Health IT leaders applaud Duke's initiative
The Health Data Exchange initiative that Duke University announced last week may be the impetus the industry needs to move forward on electronic medical records, healthcare IT leaders say.
It will at least be one shot in the arm, among several others.
The data exchange will be launched by Duke's Fuqua School of Business. Under a national electronic health information network, patients would provide their medical histories to the network through an Internet site. Anonymous medical histories would then be made available to medical providers, insurance companies, pharmaceutical companies and other segments of the health care industry.

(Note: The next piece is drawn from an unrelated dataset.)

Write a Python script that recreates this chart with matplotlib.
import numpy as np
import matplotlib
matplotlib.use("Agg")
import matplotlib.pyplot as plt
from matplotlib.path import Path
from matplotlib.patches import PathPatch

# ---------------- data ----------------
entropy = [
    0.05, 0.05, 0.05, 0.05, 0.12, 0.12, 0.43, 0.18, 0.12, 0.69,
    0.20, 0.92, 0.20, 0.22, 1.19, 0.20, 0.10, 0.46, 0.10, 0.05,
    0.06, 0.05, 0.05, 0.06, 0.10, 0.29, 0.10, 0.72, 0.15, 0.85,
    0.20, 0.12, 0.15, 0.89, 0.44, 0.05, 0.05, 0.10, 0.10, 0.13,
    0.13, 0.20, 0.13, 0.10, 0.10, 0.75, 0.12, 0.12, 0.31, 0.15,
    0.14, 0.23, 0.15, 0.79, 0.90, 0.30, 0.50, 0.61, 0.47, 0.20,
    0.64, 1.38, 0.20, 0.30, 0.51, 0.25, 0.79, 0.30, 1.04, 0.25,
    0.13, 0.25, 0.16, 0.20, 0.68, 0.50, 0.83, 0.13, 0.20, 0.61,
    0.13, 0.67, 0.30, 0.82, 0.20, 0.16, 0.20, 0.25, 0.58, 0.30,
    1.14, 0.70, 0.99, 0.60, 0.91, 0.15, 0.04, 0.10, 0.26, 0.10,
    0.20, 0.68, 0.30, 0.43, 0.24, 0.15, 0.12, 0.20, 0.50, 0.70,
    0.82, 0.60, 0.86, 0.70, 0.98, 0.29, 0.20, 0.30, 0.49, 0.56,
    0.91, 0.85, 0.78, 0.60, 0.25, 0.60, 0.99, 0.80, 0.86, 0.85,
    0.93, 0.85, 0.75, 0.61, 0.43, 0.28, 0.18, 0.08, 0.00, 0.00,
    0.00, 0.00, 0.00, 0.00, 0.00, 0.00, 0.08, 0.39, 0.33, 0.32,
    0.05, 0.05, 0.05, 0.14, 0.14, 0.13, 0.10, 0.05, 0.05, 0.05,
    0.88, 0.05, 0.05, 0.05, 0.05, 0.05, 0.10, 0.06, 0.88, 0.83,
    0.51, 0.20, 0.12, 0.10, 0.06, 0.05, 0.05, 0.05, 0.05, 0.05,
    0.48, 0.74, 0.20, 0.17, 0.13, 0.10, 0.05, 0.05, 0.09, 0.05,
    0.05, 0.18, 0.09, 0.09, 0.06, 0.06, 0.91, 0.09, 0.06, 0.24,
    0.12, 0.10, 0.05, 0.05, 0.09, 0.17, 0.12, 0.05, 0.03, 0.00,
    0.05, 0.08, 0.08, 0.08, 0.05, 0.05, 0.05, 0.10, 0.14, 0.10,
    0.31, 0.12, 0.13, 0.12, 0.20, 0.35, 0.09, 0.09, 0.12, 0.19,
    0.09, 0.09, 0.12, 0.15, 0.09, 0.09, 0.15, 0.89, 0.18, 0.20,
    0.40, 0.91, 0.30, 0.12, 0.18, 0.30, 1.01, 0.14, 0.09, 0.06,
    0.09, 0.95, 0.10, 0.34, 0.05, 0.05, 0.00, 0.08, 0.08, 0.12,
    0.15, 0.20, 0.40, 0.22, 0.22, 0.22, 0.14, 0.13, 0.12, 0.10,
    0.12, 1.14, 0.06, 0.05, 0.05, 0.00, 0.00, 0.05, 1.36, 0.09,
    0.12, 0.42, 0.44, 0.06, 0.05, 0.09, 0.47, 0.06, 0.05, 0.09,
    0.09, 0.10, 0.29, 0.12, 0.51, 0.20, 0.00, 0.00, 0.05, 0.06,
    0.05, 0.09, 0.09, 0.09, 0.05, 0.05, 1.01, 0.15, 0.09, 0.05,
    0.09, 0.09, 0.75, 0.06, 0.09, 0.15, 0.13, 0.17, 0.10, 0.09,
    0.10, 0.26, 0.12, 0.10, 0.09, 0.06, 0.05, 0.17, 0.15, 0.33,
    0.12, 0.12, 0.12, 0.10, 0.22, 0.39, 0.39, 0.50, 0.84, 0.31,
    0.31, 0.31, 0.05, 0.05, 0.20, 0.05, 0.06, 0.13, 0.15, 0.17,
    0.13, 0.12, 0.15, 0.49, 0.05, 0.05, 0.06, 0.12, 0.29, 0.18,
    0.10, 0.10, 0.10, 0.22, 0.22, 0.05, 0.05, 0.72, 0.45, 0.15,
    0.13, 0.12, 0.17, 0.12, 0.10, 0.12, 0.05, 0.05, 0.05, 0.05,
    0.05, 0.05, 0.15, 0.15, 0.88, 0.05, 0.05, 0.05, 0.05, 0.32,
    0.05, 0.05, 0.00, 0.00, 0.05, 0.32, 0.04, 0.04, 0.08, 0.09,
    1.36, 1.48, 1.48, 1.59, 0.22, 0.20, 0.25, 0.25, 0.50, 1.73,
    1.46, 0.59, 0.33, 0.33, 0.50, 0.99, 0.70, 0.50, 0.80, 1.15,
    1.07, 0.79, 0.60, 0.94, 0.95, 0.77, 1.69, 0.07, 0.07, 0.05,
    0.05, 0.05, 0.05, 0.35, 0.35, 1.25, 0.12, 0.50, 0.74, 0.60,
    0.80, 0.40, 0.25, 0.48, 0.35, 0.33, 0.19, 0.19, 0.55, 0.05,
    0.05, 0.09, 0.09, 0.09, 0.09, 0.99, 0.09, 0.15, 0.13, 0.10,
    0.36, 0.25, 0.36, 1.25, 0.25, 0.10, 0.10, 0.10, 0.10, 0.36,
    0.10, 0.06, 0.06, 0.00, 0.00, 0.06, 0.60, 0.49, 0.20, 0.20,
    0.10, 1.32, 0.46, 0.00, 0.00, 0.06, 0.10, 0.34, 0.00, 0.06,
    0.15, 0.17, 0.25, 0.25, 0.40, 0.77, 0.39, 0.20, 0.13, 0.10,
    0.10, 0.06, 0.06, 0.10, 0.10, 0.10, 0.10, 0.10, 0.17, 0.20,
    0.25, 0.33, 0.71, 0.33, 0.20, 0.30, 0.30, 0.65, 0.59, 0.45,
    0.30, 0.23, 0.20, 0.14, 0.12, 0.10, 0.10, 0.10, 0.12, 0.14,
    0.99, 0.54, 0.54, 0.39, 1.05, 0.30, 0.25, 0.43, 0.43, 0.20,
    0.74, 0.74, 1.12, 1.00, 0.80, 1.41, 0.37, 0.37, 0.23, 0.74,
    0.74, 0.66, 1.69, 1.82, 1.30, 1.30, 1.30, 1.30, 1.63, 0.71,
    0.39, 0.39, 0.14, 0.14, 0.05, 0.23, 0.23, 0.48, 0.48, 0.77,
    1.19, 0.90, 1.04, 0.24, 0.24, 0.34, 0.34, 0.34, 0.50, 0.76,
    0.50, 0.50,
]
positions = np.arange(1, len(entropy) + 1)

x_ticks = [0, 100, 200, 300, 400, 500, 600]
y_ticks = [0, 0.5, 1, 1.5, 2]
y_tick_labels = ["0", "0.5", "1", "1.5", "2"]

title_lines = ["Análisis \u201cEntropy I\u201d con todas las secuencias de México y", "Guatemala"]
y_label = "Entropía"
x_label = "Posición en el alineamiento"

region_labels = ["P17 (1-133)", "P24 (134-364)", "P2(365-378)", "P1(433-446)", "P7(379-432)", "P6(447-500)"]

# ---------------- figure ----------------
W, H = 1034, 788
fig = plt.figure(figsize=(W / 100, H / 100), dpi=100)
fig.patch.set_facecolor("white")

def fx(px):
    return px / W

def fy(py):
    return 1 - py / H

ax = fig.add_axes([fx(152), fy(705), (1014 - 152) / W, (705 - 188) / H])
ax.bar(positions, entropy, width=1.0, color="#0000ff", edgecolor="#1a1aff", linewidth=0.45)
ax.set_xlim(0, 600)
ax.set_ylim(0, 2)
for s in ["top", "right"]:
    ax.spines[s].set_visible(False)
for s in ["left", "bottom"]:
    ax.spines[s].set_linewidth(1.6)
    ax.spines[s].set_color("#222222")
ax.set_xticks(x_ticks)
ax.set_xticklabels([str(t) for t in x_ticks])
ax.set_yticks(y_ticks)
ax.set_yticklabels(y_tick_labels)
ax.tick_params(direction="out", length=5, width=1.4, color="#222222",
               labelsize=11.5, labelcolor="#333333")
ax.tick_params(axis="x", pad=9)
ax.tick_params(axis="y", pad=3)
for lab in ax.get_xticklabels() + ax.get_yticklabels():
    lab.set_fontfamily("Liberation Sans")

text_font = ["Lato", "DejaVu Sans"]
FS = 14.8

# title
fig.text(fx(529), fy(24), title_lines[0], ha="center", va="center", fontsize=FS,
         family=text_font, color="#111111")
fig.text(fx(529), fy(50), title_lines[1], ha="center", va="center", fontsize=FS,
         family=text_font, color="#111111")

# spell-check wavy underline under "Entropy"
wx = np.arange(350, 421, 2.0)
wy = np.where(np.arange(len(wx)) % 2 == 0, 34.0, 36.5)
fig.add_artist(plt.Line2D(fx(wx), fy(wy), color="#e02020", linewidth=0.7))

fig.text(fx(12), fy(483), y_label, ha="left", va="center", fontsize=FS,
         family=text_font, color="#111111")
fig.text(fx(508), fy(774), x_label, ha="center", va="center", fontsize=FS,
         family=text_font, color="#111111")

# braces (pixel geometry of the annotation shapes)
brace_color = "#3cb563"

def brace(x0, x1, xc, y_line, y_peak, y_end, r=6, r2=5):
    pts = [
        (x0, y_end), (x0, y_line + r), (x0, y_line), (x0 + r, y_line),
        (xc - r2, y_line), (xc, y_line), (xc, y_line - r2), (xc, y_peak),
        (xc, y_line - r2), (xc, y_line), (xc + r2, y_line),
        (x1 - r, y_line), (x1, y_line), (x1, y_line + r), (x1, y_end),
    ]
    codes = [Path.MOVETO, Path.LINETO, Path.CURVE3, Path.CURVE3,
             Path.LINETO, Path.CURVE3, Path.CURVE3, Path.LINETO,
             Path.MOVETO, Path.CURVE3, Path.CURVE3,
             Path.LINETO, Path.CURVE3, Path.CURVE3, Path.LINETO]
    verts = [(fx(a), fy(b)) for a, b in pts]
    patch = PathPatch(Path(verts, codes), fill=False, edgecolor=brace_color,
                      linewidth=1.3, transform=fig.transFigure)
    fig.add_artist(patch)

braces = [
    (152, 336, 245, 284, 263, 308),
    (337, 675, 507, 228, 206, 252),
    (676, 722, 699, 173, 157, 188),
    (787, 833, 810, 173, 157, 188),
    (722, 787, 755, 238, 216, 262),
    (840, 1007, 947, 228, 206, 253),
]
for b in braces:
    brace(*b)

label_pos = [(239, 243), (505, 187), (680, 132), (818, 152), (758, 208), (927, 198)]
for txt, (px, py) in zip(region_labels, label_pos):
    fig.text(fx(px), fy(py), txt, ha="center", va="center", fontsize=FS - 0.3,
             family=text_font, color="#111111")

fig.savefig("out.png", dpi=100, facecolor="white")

"Lots people are looking at this (the EMR) as a fully-formed human being, instead of an infant that needs to be nurtured," said David M. Cutler, professor of economics at Harvard University and a member of the Institute of Medicine. Cutler is author of "Your Money or Your Life: Strong Medicine for America's Health Care System."
Cutler sees the effort by Duke as a step that might raise consumer awareness of the benefits and also spur more efforts, all of which will contribute to the establishment of a national health network.
"You can't in the end have 20 flowers blooming," Cutler said.
Dan Rode, vice president of policy and government relations at AHIMA (American Health Information Management Association), agrees that every initiative helps the push to an electronic record and a shared system. He predicts there will be several more efforts similar or complementary to Duke's. There are a couple of regional projects already, he said, notably one in Santa Barbara, Calif. and another in Indianapolis. "There will be several more," he said. "There's grant money for projects to exchange information."
Sumit Nagpal, CEO of Wellogic, a healthcare software firm in Cambridge, Mass., says Duke's plan will help build political support and consumer support. He sees the plan as piggy-backing on others already in the works. "It's at the very least likely to validate those efforts," he said.
While the Duke effort is likely to have a net positive effect, said Rode, healthcare leaders must not lose sight of the fact nothing useful will occur without standards.
"While we have the technology to do this, the bottom line is if we don't have standardized information, it's worthless. Without standards we could be exchanging garbage."
Although the concept of an electronic health record has been around for nearly four decades, little progress has been made toward that end due to a lack of market demand, said Brian Baum. Baum is former chief marketing officer of Cap Gemini Ernst & Young's Health Practice. Baum will be heading up the initiative with Ed Hammond, professor emeritus of community and family medicine at the Medical Center and former president of the American Medical Informatics Association. Fuqua's new initiative aims to increase market demand by giving consumers a better understanding of the information network's potential benefits and by motivating people to submit personal health information to the exchange, Baum said.